The objective of this conference is to share on the interpretation to be given to the Austria Asphalt judgment of 7 September 2017. This judgment returned to the distinction between "notifiable" and "non-notifiable" joint ventures and shifted the pre-established lines, bringing more clarity on this issue, while reducing the scope of "notifiable" joint ventures at the European level. The impact of the solution adopted by the Court concerns the European Union and France, which apply a unitary definition of concentration. Discussions will focus on three topics in succession: (i) the legal context prior to the Austria Asphalt judgment, (ii) the solution provided by the judgment, and (iii) the state of the law for joint venture schemes other than the one submitted to the Court’s assessment.
THE PREVIOUS LEGAL FRAMEWORK AT EUROPEAN AND FRENCH LEVEL
Jose-Maria Carpi Badia
The question referred for a preliminary ruling in the Austria Asphalt judgment was the first to concern the Merger Regulation.
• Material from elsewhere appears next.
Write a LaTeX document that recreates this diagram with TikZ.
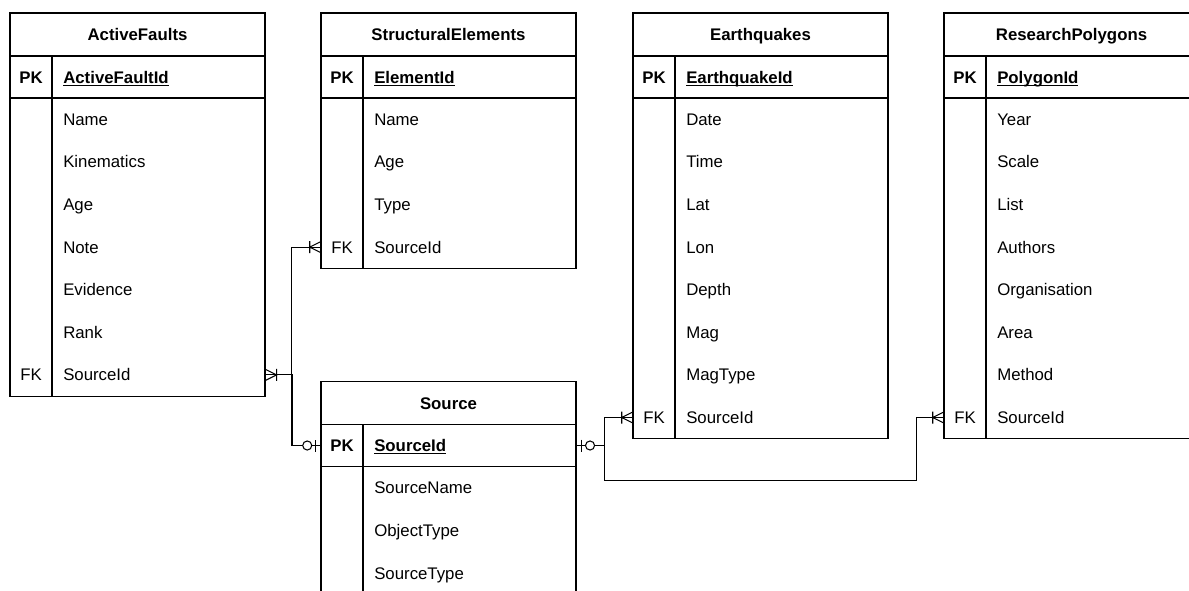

As regards the European legal framework for acquisitions of joint control and operations involving joint ventures, the Regulation contains three key provisions. Firstly, recital 20 states in general terms that the transactions covered by the Regulation are those which have the potential to affect the structure of the market, of which transactions involving joint ventures may form part. Article 3(1)(b) establishes that the acquisition of joint control (i.e. control by several undertakings) over an undertaking or part thereof constitutes a concentration within the meaning of the Regulation. Article 3(4) also qualifies the creation of ’full function’ joint ventures as a concentration within the meaning of Article 3(1)(b). However, the Regulation does not specify the relationship between these two rules. In turn, the Commission’s Jurisdictional Notice contains several clarifications. Point 24 gives a definition of "undertaking" which must be a set of assets "having a presence on the market and to which a turnover can be attributed". Paragraph 92, which concerns full-function joint ventures within the meaning of Article 3(4) of the Regulation, states that it may be either a wholly new joint venture or a contribution of assets by one or more of the parent companies. Finally, paragraph 91 states that the joint acquisition of an undertaking from a third party may constitute a concentration without it being necessary to consider the full-function criterion.